= What you are asked to do =
Reproduce the listing below word for word, with no pictures.
:: Collected data
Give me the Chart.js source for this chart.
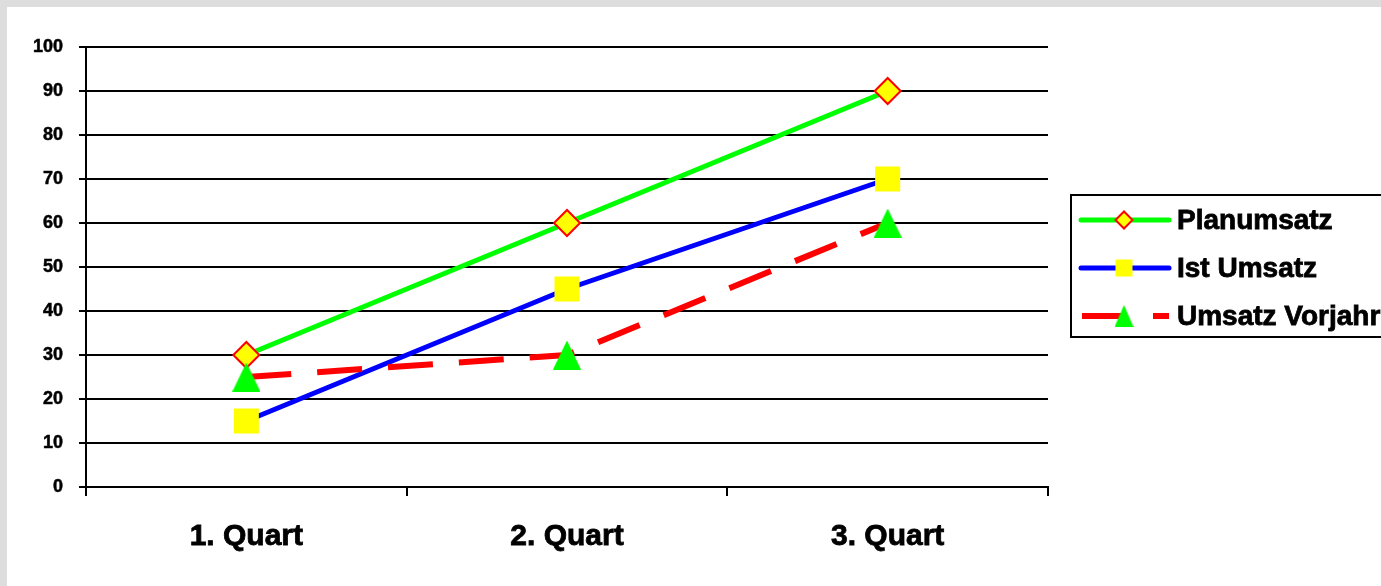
<!DOCTYPE html>
<html>
<head>
<meta charset="utf-8">
<script src="https://cdn.jsdelivr.net/npm/chart.js@4/dist/chart.umd.min.js"></script>
<style>
  html, body { margin: 0; padding: 0; }
  body { width: 1381px; height: 586px; background: #dddddd; position: relative; overflow: hidden; }
  #panel { position: absolute; left: 7px; top: 7px; width: 1374px; height: 579px; background: #ffffff; }
  #chart { display: block; }
</style>
</head>
<body>
<div id="panel"><canvas id="chart" width="1374" height="579"></canvas></div>
<script>
// Quarterly revenue figures
const quarters = ['1. Quart', '2. Quart', '3. Quart'];
const planumsatz = [30, 60, 90];
const istUmsatz = [15, 45, 70];
const umsatzVorjahr = [25, 30, 60];
const yTicks = [0, 10, 20, 30, 40, 50, 60, 70, 80, 90, 100];

const FONT = "'Liberation Sans', Arial, Helvetica, sans-serif";

// Green triangle marker (bounding box centred on the value)
function triangleMarker(w, h) {
  const c = document.createElement('canvas');
  c.width = w; c.height = h;
  const g = c.getContext('2d');
  g.fillStyle = '#00ff00';
  g.beginPath();
  g.moveTo(w / 2, 0);
  g.lineTo(w, h);
  g.lineTo(0, h);
  g.closePath();
  g.fill();
  return c;
}
const triBig = triangleMarker(28, 29);
const triSmall = triangleMarker(19, 22);

// Legend drawn as a framed box with line + marker samples
const boxLegend = {
  id: 'boxLegend',
  afterDraw(chart) {
    const ctx = chart.ctx;
    const bx = 1064, by = 188, bw = 400, bh = 142;
    ctx.save();
    ctx.fillStyle = '#ffffff';
    ctx.fillRect(bx, by, bw, bh);
    ctx.lineWidth = 2;
    ctx.strokeStyle = '#000000';
    ctx.strokeRect(bx, by, bw, bh);

    const rows = [213, 261, 309];
    chart.data.datasets.forEach((ds, i) => {
      const y = rows[i];
      const mx = 1117;
      ctx.save();
      ctx.strokeStyle = ds.borderColor;
      ctx.lineWidth = ds.borderWidth;
      if (ds.borderDash && ds.borderDash.length) {
        ctx.setLineDash(ds.borderDash);
        ctx.lineCap = 'butt';
        ctx.beginPath();
        ctx.moveTo(1075, y);
        ctx.lineTo(1162, y);
        ctx.stroke();
      } else {
        ctx.lineCap = 'round';
        ctx.beginPath();
        ctx.moveTo(1074, y);
        ctx.lineTo(1162, y);
        ctx.stroke();
      }
      ctx.restore();

      if (ds.legendMarker) {
        ctx.drawImage(ds.legendMarker, mx - ds.legendMarker.width / 2, y - ds.legendMarker.height / 2);
      } else {
        ctx.save();
        ctx.fillStyle = ds.pointBackgroundColor;
        ctx.strokeStyle = ds.pointBorderColor;
        ctx.lineWidth = ds.pointBorderWidth;
        Chart.helpers.drawPoint(ctx, {
          pointStyle: ds.pointStyle,
          radius: ds.legendRadius,
          rotation: 0,
          borderWidth: ds.pointBorderWidth
        }, mx, y);
        ctx.restore();
      }

      ctx.fillStyle = '#000000';
      ctx.strokeStyle = '#000000';
      ctx.lineWidth = 0.8;
      ctx.font = 'bold 28px ' + FONT;
      ctx.textBaseline = 'middle';
      ctx.textAlign = 'left';
      ctx.fillText(ds.label, 1170, y + 1);
      ctx.strokeText(ds.label, 1170, y + 1);
    });
    ctx.restore();
  }
};

new Chart(document.getElementById('chart'), {
  type: 'line',
  data: {
    labels: quarters,
    datasets: [
      {
        label: 'Planumsatz',
        data: planumsatz,
        borderColor: '#00ff00',
        borderWidth: 5,
        pointStyle: 'rectRot',
        pointRadius: 13,
        pointBackgroundColor: '#ffff00',
        pointBorderColor: '#ff0000',
        pointBorderWidth: 2,
        legendRadius: 8.5,
        order: 2
      },
      {
        label: 'Ist Umsatz',
        data: istUmsatz,
        borderColor: '#0000ff',
        borderWidth: 5,
        pointStyle: 'rect',
        pointRadius: 17.7,
        pointBackgroundColor: '#ffff00',
        pointBorderColor: '#ffff00',
        pointBorderWidth: 0,
        legendRadius: 12,
        order: 1
      },
      {
        label: 'Umsatz Vorjahr',
        data: umsatzVorjahr,
        borderColor: '#ff0000',
        borderWidth: 6,
        borderDash: [45, 26],
        borderCapStyle: 'butt',
        pointStyle: triBig,
        pointRadius: 14,
        pointBackgroundColor: '#00ff00',
        pointBorderWidth: 0,
        legendMarker: triSmall,
        order: 0
      }
    ]
  },
  options: {
    responsive: false,
    animation: false,
    events: [],
    layout: { padding: { left: 0, top: 40, right: 333, bottom: 0 } },
    plugins: {
      legend: { display: false },
      tooltip: { enabled: false }
    },
    elements: { line: { tension: 0, fill: false } },
    scales: {
      x: {
        offset: true,
        grid: {
          offset: true,
          drawOnChartArea: true,
          color: (c) => (c.index === 0 || c.index === quarters.length) ? '#000000' : 'rgba(0,0,0,0)',
          lineWidth: 2,
          tickColor: '#000000',
          tickLength: 9,
          tickWidth: 2
        },
        border: { display: true, color: '#000000', width: 2 },
        ticks: {
          color: '#000000',
          font: { family: FONT, size: 30, weight: 'bold' },
          textStrokeColor: '#000000',
          textStrokeWidth: 0.8,
          padding: 23,
          maxRotation: 0
        },
        afterFit(scale) { scale.height = 99; }
      },
      y: {
        min: 0,
        max: 100,
        afterBuildTicks(scale) { scale.ticks = yTicks.map(v => ({ value: v })); },
        grid: {
          color: '#000000',
          lineWidth: 2,
          tickColor: '#000000',
          tickLength: 7,
          tickWidth: 2
        },
        border: { display: true, color: '#000000', width: 2 },
        ticks: {
          color: '#000000',
          font: { family: FONT, size: 18, weight: 'bold' },
          textStrokeColor: '#000000',
          textStrokeWidth: 0.5,
          padding: 16
        },
        afterFit(scale) { scale.width = 79; }
      }
    }
  },
  plugins: [boxLegend]
});
</script>
</body>
</html>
::::
= Exercise output =
Give me the Chart.js source for this chart.
<!DOCTYPE html>
<html>
<head>
<meta charset="utf-8">
<script src="https://cdn.jsdelivr.net/npm/chart.js@4/dist/chart.umd.min.js"></script>
<style>
  html, body { margin: 0; padding: 0; }
  body { width: 1381px; height: 586px; background: #dddddd; position: relative; overflow: hidden; }
  #panel { position: absolute; left: 7px; top: 7px; width: 1374px; height: 579px; background: #ffffff; }
  #chart { display: block; }
</style>
</head>
<body>
<div id="panel"><canvas id="chart" width="1374" height="579"></canvas></div>
<script>
// Quarterly revenue figures
const quarters = ['1. Quart', '2. Quart', '3. Quart'];
const planumsatz = [30, 60, 90];
const istUmsatz = [15, 45, 70];
const umsatzVorjahr = [25, 30, 60];
const yTicks = [0, 10, 20, 30, 40, 50, 60, 70, 80, 90, 100];

const FONT = "'Liberation Sans', Arial, Helvetica, sans-serif";

// Green triangle marker (bounding box centred on the value)
function triangleMarker(w, h) {
  const c = document.createElement('canvas');
  c.width = w; c.height = h;
  const g = c.getContext('2d');
  g.fillStyle = '#00ff00';
  g.beginPath();
  g.moveTo(w / 2, 0);
  g.lineTo(w, h);
  g.lineTo(0, h);
  g.closePath();
  g.fill();
  return c;
}
const triBig = triangleMarker(28, 29);
const triSmall = triangleMarker(19, 22);

// Legend drawn as a framed box with line + marker samples
const boxLegend = {
  id: 'boxLegend',
  afterDraw(chart) {
    const ctx = chart.ctx;
    const bx = 1064, by = 188, bw = 400, bh = 142;
    ctx.save();
    ctx.fillStyle = '#ffffff';
    ctx.fillRect(bx, by, bw, bh);
    ctx.lineWidth = 2;
    ctx.strokeStyle = '#000000';
    ctx.strokeRect(bx, by, bw, bh);

    const rows = [213, 261, 309];
    chart.data.datasets.forEach((ds, i) => {
      const y = rows[i];
      const mx = 1117;
      ctx.save();
      ctx.strokeStyle = ds.borderColor;
      ctx.lineWidth = ds.borderWidth;
      if (ds.borderDash && ds.borderDash.length) {
        ctx.setLineDash(ds.borderDash);
        ctx.lineCap = 'butt';
        ctx.beginPath();
        ctx.moveTo(1075, y);
        ctx.lineTo(1162, y);
        ctx.stroke();
      } else {
        ctx.lineCap = 'round';
        ctx.beginPath();
        ctx.moveTo(1074, y);
        ctx.lineTo(1162, y);
        ctx.stroke();
      }
      ctx.restore();

      if (ds.legendMarker) {
        ctx.drawImage(ds.legendMarker, mx - ds.legendMarker.width / 2, y - ds.legendMarker.height / 2);
      } else {
        ctx.save();
        ctx.fillStyle = ds.pointBackgroundColor;
        ctx.strokeStyle = ds.pointBorderColor;
        ctx.lineWidth = ds.pointBorderWidth;
        Chart.helpers.drawPoint(ctx, {
          pointStyle: ds.pointStyle,
          radius: ds.legendRadius,
          rotation: 0,
          borderWidth: ds.pointBorderWidth
        }, mx, y);
        ctx.restore();
      }

      ctx.fillStyle = '#000000';
      ctx.strokeStyle = '#000000';
      ctx.lineWidth = 0.8;
      ctx.font = 'bold 28px ' + FONT;
      ctx.textBaseline = 'middle';
      ctx.textAlign = 'left';
      ctx.fillText(ds.label, 1170, y + 1);
      ctx.strokeText(ds.label, 1170, y + 1);
    });
    ctx.restore();
  }
};

new Chart(document.getElementById('chart'), {
  type: 'line',
  data: {
    labels: quarters,
    datasets: [
      {
        label: 'Planumsatz',
        data: planumsatz,
        borderColor: '#00ff00',
        borderWidth: 5,
        pointStyle: 'rectRot',
        pointRadius: 13,
        pointBackgroundColor: '#ffff00',
        pointBorderColor: '#ff0000',
        pointBorderWidth: 2,
        legendRadius: 8.5,
        order: 2
      },
      {
        label: 'Ist Umsatz',
        data: istUmsatz,
        borderColor: '#0000ff',
        borderWidth: 5,
        pointStyle: 'rect',
        pointRadius: 17.7,
        pointBackgroundColor: '#ffff00',
        pointBorderColor: '#ffff00',
        pointBorderWidth: 0,
        legendRadius: 12,
        order: 1
      },
      {
        label: 'Umsatz Vorjahr',
        data: umsatzVorjahr,
        borderColor: '#ff0000',
        borderWidth: 6,
        borderDash: [45, 26],
        borderCapStyle: 'butt',
        pointStyle: triBig,
        pointRadius: 14,
        pointBackgroundColor: '#00ff00',
        pointBorderWidth: 0,
        legendMarker: triSmall,
        order: 0
      }
    ]
  },
  options: {
    responsive: false,
    animation: false,
    events: [],
    layout: { padding: { left: 0, top: 40, right: 333, bottom: 0 } },
    plugins: {
      legend: { display: false },
      tooltip: { enabled: false }
    },
    elements: { line: { tension: 0, fill: false } },
    scales: {
      x: {
        offset: true,
        grid: {
          offset: true,
          drawOnChartArea: true,
          color: (c) => (c.index === 0 || c.index === quarters.length) ? '#000000' : 'rgba(0,0,0,0)',
          lineWidth: 2,
          tickColor: '#000000',
          tickLength: 9,
          tickWidth: 2
        },
        border: { display: true, color: '#000000', width: 2 },
        ticks: {
          color: '#000000',
          font: { family: FONT, size: 30, weight: 'bold' },
          textStrokeColor: '#000000',
          textStrokeWidth: 0.8,
          padding: 23,
          maxRotation: 0
        },
        afterFit(scale) { scale.height = 99; }
      },
      y: {
        min: 0,
        max: 100,
        afterBuildTicks(scale) { scale.ticks = yTicks.map(v => ({ value: v })); },
        grid: {
          color: '#000000',
          lineWidth: 2,
          tickColor: '#000000',
          tickLength: 7,
          tickWidth: 2
        },
        border: { display: true, color: '#000000', width: 2 },
        ticks: {
          color: '#000000',
          font: { family: FONT, size: 18, weight: 'bold' },
          textStrokeColor: '#000000',
          textStrokeWidth: 0.5,
          padding: 16
        },
        afterFit(scale) { scale.width = 79; }
      }
    }
  },
  plugins: [boxLegend]
});
</script>
</body>
</html>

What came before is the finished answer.